Choosing to automatically reinvest dividends or coupons buys more fund units or additional income-generating assets. These new holdings can then pay their own dividends or interest, which continues the compounding cycle.
Compounding and risk awareness

In markets, there is no guaranteed rate. Values can rise and fall, and some years may be negative. Compounding in this context describes a long-term pattern rather than a smooth annual increase.
This uncertainty is a key reason to match your approach to your time horizon and comfort with volatility. Higher potential annual percentages usually come with greater short-term swings, which can be challenging if you need the money soon.
The danger of negative compounding and fees
Compounding can also work in reverse. High-interest debt, such as some credit cards, uses compounding against you. If you do not pay off the balance, interest is added and later periods charge interest on that interest.
Fees inside investments can also slow compounding.
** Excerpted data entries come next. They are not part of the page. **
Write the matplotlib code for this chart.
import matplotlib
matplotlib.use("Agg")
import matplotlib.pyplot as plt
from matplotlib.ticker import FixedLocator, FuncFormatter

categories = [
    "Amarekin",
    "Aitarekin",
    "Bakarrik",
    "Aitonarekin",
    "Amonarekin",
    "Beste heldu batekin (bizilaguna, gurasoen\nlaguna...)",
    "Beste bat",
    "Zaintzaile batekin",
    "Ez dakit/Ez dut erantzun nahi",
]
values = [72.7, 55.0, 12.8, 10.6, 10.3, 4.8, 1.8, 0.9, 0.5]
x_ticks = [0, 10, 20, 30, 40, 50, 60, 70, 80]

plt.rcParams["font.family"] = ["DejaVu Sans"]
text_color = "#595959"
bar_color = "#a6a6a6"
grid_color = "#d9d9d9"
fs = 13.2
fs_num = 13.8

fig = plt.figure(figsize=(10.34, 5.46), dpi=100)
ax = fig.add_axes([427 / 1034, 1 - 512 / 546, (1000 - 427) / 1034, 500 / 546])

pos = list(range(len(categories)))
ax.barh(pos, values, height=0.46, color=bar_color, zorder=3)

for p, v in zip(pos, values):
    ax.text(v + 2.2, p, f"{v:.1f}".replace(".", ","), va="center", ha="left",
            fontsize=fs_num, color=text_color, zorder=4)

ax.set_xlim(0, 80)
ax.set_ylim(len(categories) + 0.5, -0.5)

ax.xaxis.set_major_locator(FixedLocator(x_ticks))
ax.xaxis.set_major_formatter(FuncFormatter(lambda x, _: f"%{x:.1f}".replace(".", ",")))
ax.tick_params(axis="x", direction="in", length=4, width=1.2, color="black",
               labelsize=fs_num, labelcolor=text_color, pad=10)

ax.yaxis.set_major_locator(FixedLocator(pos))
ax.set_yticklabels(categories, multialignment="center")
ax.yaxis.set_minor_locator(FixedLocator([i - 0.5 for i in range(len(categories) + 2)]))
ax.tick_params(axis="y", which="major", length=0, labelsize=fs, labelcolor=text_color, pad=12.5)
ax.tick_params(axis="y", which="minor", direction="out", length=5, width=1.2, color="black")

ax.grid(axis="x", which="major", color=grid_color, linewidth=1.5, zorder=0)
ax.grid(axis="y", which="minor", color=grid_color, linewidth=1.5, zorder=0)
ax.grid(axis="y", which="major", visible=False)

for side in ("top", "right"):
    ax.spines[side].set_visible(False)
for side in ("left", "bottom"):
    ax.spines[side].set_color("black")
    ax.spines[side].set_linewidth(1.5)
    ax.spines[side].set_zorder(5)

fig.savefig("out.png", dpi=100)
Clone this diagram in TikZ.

A small annual fee may not look serious in one year, but over decades it takes a share of each period’s earnings and reduces the base on which future earnings are calculated.
Practical habits to harness compounding
Several basic habits help you benefit from compounding. First, start as early as is realistically possible for your situation, even with small amounts. Time is the factor you cannot replace later.
Second, contribute consistently. Setting up automatic transfers helps keep your plan going through both exciting and dull market periods. Third, avoid frequent changes based on short-term news, since leaving money invested gives compounding the continuity it needs.
Keeping expectations realistic
Compounding is powerful but not magic. It does not eliminate risk, and it does not guarantee a particular future amount by a specific date. Economic conditions, inflation and market performance all influence real outcomes.
Instead of focusing on exact future figures, treat compounding as a supportive force. Combined with steady saving, appropriate diversification and a long horizon, it helps tilt the odds in favor of building more financial security over time.